This year, I have lived in West Palm Beach, Fla.; Bangor, Maine; Danbury, Conn.; Chester, Vt.; and Burlington, Vt. I have lived in a condominium, an apartment building, a glorified frat house, and with a family whose kids had all grown and moved away. I have worked in level one trauma center emergency departments and operating rooms, rural private practices, university clinics and locked psychiatry wards. I have worked alongside doctors from Syria, Guatemala, India, Puerto Rico, California, and Vermont. This is what life is like as a third year medical student at the University of Vermont.
I can’t imagine having a clearer picture of how different medicine can be around the country, or having a bigger appreciation for sleeping in my own bed and not living out of a suitcase. I have been given the opportunity to live with many of my classmates with whom I was not particularly close before a rotation, some of them becoming very close friends. I have also gotten used to being put in new situations, over and over again, and learning to sit with the discomfort and uncertainty until I figured out where I fit.
We often are thrown into a medical team who has been working together for years. We are one of hundreds of medical students with whom they will work. At the beginning, we literally have NO idea what we are doing – where to stand, who to talk to, what our role is, and how we can contribute are all things we figure out along the way. We are transient, albeit important, pieces of their puzzles. When we finally learn what is expected of us, have learned everyone’s names, and feel semi-comfortable with the medical management of that particular specialty, it is time to move on to the next rotation.
This has done multiple things for me. For one, I cannot imagine many situations in which I would feel intimidated or uncomfortable anymore. I am now immune to that, and pretty ready to work with whoever, whenever, on whatever. I have figured out how to live somewhere where I know absolutely no one at all, and how to be okay with entertaining myself, including going out to dinner alone. I have gotten a better idea of how excellent teams work together, in addition to seeing how not-so-excellent teams have an effect on patient care. I have also learned a lot more about what I might be looking for in a residency program. I have worked in cities, rural areas, in large programs, small programs etc., giving me the opportunity to see what works for me.

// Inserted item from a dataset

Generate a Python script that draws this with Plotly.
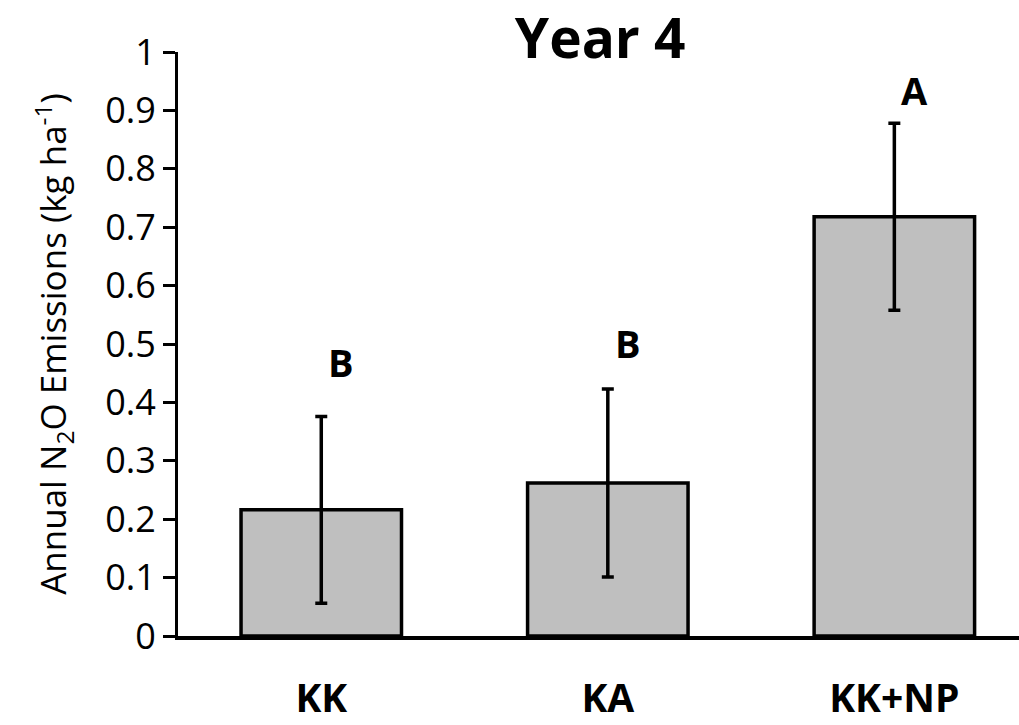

This was a year of inward exploration and personal growth. Not going to lie – there were definitely some tears and nights of misery along the way. There are a lot of parts of third year that I am ecstatic I will never have to do again. If I could do it all over, though, I’m not sure I would change it. It is definitely the challenging, uncomfortable situations that have strengthened me most as a person and taught me the most about myself, and I am now as prepared as I could be for the inevitable uncomfortable situations to come.